从主体要素看,加重责任的承担主体各国规定并不一致,如美国规定为控股公司,同时对达到何种持股比例可被视为控股公司作了具体规定;23日本直接规定承担加重责任的股东持股标准;俄罗斯的主体较为宽泛,其中包括发起人股东和其他股东;我国并未对股东持股比例作出明确规定。从概念内涵界定抽象性的角度考虑,将加重责任的主体界定为商业银行持股达到一定比例的股东较为合适,能够涵摄各种主体制度。另外,美国的交叉担保和新银行关闭政策两项制度,最终也使金融控股公司承担加重责任。前者为若参加存款保险的存款机构倒闭,致使联邦存款保险公司遭受损失,则与其共同受同一个控股公司控制的其他参保存款机构,应当分担联邦存款保险公司的损失。后者为参加存款保险的存款机构如果对将要倒闭的另一参保机构享有债权,同时这两家参保存款机构共同受同一个控股公司控制,则应联邦存款保险公司的要求,这一债权应当后于其他无担保债权得到清偿。在这两项制度中,虽然加重责任的直接承担主体是与危机银行同属一个控股公司的其他子公司,但由于子公司参与分担风险,限制了其控股公司从子公司获取利益和进行资源支配的权力,因此这两项制度通过间接途径最终导致控股公司承担加重责任。从条件要素看,可以概括为两类,即商业银行达到资本不足或濒临破产时,法律有规定或监管机构要求银行控股公司承担加重责任;从行为要素看,表现为股东采取对商业银行额外的注资、担保、分担损失等措施,这些措施能够帮助银行恢复资本稳定状态或分担风险,可归结为对银行的救助;从属性要素看,股东承担加重责任是其超出传统股东有限责任原则下的股东义务而额外承担的法律负担,其属性应界定为基于商业银行股东身份而对商业银行承担的救助义务,虽名为加重责任,却并非作为股东违法后果的法律责任。
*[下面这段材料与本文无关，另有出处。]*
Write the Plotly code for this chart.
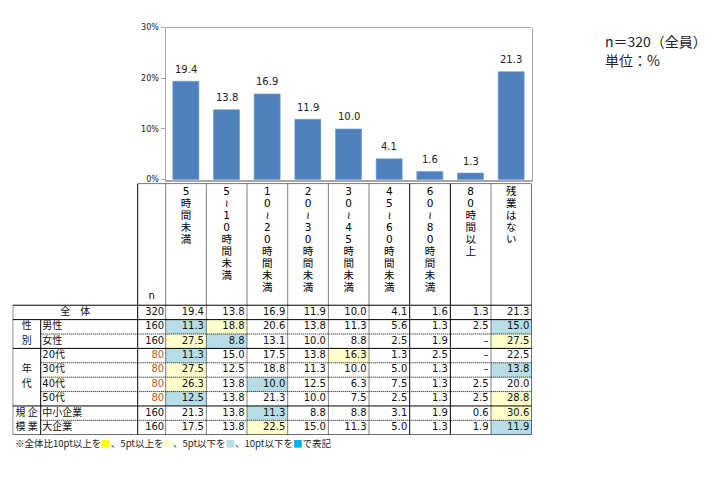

综上,商业银行股东加重责任的内涵应界定为,依法律规定或监管机构要求,在商业银行资本不足或濒临破产时,其持股达到一定比例的股东,承担的采取各种措施救助商业银行的法律义务。
2013年7月5日,国务院出台《关于金融支持经济结构调整和转型升级的指导意见》之后,银监会对国务院文件中“尝试由民间资本发起设立自担剩余风险的民营银行”的这一提法作出了解读:“尝试由民间资本发起设立自担剩余风险的民营金融机构,之所以强调投资者要自担剩余风险,主要是为了防范道德风险,防止金融机构经营失败的风险外溢。这即符合投资收益和风险承担相一致的市场原则,也避免在金融机构市场退出机制还不健全的情况下,出现风险处置真空,或者演化成依赖国家信用提供隐性担保。关于具体的探索方向,可以考虑通过有关制度安排,确保主发起人拥有承担金融机构经营失败风险的能力,同时对此类金融机构的负债业务进行分类管理,有效地控制风险敞口。”24
银监会认为,民营银行股东“自担剩余风险”是一种“资本所有者承担风险损失的市场约束机制”,25民营金融机构自担剩余风险的要义在于发起人承诺风险兜底,避免经营失败损害存款人、债权人和纳税人利益。从银监会的解释看,民营银行股东“自担剩余风险”,其主体为民营银行股东;其实现条件是当民营银行经营失败,面临损害存款人或债权人利益之时;其行为表现为银行发起人股东承担银行风险,维持银行资本安全,恢复银行资本稳定状态;其目的为,通过银行股东化解风险,避免造成存款人或债权人权益损害,或者避免依赖国有资产救助导致纳税人利益损害;而银行股东对银行自担剩余风险,超出了传统的股东有限责任的边界。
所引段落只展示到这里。